### Short task
An exact copy of the records is required, minus the pictures they hold.
# START OF Source records
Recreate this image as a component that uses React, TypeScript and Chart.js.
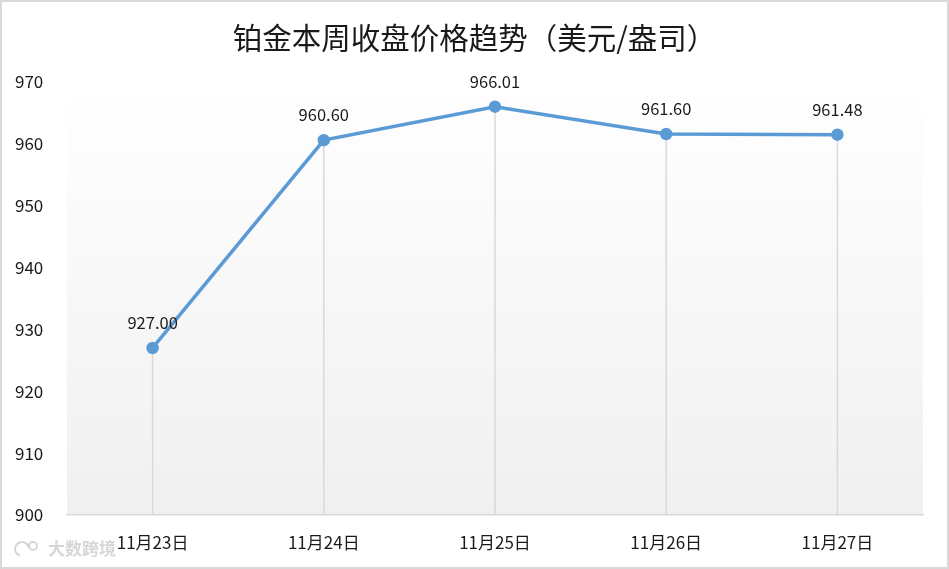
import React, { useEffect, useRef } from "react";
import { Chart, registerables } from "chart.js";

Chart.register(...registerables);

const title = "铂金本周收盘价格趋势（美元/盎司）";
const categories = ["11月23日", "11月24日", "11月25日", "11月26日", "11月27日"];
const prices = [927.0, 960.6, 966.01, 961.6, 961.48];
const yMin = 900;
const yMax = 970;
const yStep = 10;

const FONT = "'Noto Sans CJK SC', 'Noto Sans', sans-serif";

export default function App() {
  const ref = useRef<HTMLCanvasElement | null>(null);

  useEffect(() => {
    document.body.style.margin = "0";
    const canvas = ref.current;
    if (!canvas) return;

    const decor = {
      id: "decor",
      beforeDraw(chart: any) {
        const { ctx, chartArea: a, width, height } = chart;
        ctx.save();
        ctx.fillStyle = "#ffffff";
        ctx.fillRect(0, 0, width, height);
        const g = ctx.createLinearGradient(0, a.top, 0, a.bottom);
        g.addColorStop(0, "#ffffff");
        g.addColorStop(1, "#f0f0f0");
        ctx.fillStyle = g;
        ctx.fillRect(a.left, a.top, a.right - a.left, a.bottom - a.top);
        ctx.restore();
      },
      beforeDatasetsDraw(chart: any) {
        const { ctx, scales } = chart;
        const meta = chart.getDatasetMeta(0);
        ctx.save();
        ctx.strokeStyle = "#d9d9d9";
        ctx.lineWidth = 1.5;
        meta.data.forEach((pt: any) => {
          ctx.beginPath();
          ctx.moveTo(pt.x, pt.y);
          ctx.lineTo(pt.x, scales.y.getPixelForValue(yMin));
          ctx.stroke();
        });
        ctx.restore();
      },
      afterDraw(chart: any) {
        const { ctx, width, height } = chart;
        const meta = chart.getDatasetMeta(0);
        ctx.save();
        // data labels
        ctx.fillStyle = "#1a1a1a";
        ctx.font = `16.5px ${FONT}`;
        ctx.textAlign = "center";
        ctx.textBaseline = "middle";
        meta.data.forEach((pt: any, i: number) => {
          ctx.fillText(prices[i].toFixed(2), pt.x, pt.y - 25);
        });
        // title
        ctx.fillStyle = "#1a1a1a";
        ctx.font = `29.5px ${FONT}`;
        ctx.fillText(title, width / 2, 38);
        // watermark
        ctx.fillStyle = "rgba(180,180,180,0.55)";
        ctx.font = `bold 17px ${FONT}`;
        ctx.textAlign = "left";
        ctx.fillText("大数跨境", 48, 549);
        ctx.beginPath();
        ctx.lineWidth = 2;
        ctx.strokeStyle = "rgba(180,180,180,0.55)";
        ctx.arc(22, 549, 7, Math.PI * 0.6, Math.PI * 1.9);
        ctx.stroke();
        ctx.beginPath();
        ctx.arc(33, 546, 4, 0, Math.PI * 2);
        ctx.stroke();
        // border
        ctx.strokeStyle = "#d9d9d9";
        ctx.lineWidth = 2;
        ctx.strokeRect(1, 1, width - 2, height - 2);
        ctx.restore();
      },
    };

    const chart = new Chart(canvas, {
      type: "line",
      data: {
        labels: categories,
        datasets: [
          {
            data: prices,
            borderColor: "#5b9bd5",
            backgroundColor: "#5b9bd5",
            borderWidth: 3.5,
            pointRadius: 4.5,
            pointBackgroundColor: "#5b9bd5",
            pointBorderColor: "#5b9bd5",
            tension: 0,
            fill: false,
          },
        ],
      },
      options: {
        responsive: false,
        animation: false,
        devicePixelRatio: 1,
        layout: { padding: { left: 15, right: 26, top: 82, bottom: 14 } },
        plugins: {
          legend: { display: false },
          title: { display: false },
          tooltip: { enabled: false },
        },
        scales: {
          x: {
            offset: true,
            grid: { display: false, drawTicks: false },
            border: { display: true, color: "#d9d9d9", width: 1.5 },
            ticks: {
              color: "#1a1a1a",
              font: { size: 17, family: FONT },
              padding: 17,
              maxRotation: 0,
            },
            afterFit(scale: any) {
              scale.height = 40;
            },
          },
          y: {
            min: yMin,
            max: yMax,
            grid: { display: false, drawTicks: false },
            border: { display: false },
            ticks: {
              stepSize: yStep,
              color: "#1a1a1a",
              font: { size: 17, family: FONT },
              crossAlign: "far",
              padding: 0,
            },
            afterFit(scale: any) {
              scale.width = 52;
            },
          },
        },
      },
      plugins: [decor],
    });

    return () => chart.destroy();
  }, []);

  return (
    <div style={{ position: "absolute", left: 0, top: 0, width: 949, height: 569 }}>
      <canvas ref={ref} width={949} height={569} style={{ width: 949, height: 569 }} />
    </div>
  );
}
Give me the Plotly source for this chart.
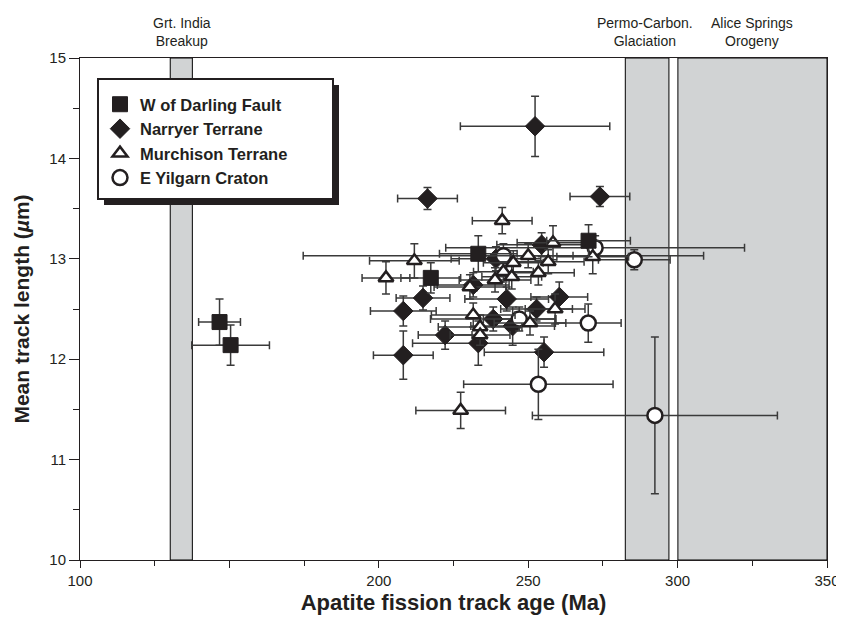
# END OF Source records
### Expected answer
Recreate this image as a component that uses React, TypeScript and Chart.js.
import React, { useEffect, useRef } from "react";
import { Chart, registerables } from "chart.js";

Chart.register(...registerables);

const title = "铂金本周收盘价格趋势（美元/盎司）";
const categories = ["11月23日", "11月24日", "11月25日", "11月26日", "11月27日"];
const prices = [927.0, 960.6, 966.01, 961.6, 961.48];
const yMin = 900;
const yMax = 970;
const yStep = 10;

const FONT = "'Noto Sans CJK SC', 'Noto Sans', sans-serif";

export default function App() {
  const ref = useRef<HTMLCanvasElement | null>(null);

  useEffect(() => {
    document.body.style.margin = "0";
    const canvas = ref.current;
    if (!canvas) return;

    const decor = {
      id: "decor",
      beforeDraw(chart: any) {
        const { ctx, chartArea: a, width, height } = chart;
        ctx.save();
        ctx.fillStyle = "#ffffff";
        ctx.fillRect(0, 0, width, height);
        const g = ctx.createLinearGradient(0, a.top, 0, a.bottom);
        g.addColorStop(0, "#ffffff");
        g.addColorStop(1, "#f0f0f0");
        ctx.fillStyle = g;
        ctx.fillRect(a.left, a.top, a.right - a.left, a.bottom - a.top);
        ctx.restore();
      },
      beforeDatasetsDraw(chart: any) {
        const { ctx, scales } = chart;
        const meta = chart.getDatasetMeta(0);
        ctx.save();
        ctx.strokeStyle = "#d9d9d9";
        ctx.lineWidth = 1.5;
        meta.data.forEach((pt: any) => {
          ctx.beginPath();
          ctx.moveTo(pt.x, pt.y);
          ctx.lineTo(pt.x, scales.y.getPixelForValue(yMin));
          ctx.stroke();
        });
        ctx.restore();
      },
      afterDraw(chart: any) {
        const { ctx, width, height } = chart;
        const meta = chart.getDatasetMeta(0);
        ctx.save();
        // data labels
        ctx.fillStyle = "#1a1a1a";
        ctx.font = `16.5px ${FONT}`;
        ctx.textAlign = "center";
        ctx.textBaseline = "middle";
        meta.data.forEach((pt: any, i: number) => {
          ctx.fillText(prices[i].toFixed(2), pt.x, pt.y - 25);
        });
        // title
        ctx.fillStyle = "#1a1a1a";
        ctx.font = `29.5px ${FONT}`;
        ctx.fillText(title, width / 2, 38);
        // watermark
        ctx.fillStyle = "rgba(180,180,180,0.55)";
        ctx.font = `bold 17px ${FONT}`;
        ctx.textAlign = "left";
        ctx.fillText("大数跨境", 48, 549);
        ctx.beginPath();
        ctx.lineWidth = 2;
        ctx.strokeStyle = "rgba(180,180,180,0.55)";
        ctx.arc(22, 549, 7, Math.PI * 0.6, Math.PI * 1.9);
        ctx.stroke();
        ctx.beginPath();
        ctx.arc(33, 546, 4, 0, Math.PI * 2);
        ctx.stroke();
        // border
        ctx.strokeStyle = "#d9d9d9";
        ctx.lineWidth = 2;
        ctx.strokeRect(1, 1, width - 2, height - 2);
        ctx.restore();
      },
    };

    const chart = new Chart(canvas, {
      type: "line",
      data: {
        labels: categories,
        datasets: [
          {
            data: prices,
            borderColor: "#5b9bd5",
            backgroundColor: "#5b9bd5",
            borderWidth: 3.5,
            pointRadius: 4.5,
            pointBackgroundColor: "#5b9bd5",
            pointBorderColor: "#5b9bd5",
            tension: 0,
            fill: false,
          },
        ],
      },
      options: {
        responsive: false,
        animation: false,
        devicePixelRatio: 1,
        layout: { padding: { left: 15, right: 26, top: 82, bottom: 14 } },
        plugins: {
          legend: { display: false },
          title: { display: false },
          tooltip: { enabled: false },
        },
        scales: {
          x: {
            offset: true,
            grid: { display: false, drawTicks: false },
            border: { display: true, color: "#d9d9d9", width: 1.5 },
            ticks: {
              color: "#1a1a1a",
              font: { size: 17, family: FONT },
              padding: 17,
              maxRotation: 0,
            },
            afterFit(scale: any) {
              scale.height = 40;
            },
          },
          y: {
            min: yMin,
            max: yMax,
            grid: { display: false, drawTicks: false },
            border: { display: false },
            ticks: {
              stepSize: yStep,
              color: "#1a1a1a",
              font: { size: 17, family: FONT },
              crossAlign: "far",
              padding: 0,
            },
            afterFit(scale: any) {
              scale.width = 52;
            },
          },
        },
      },
      plugins: [decor],
    });

    return () => chart.destroy();
  }, []);

  return (
    <div style={{ position: "absolute", left: 0, top: 0, width: 949, height: 569 }}>
      <canvas ref={ref} width={949} height={569} style={{ width: 949, height: 569 }} />
    </div>
  );
}
Give me the Plotly source for this chart.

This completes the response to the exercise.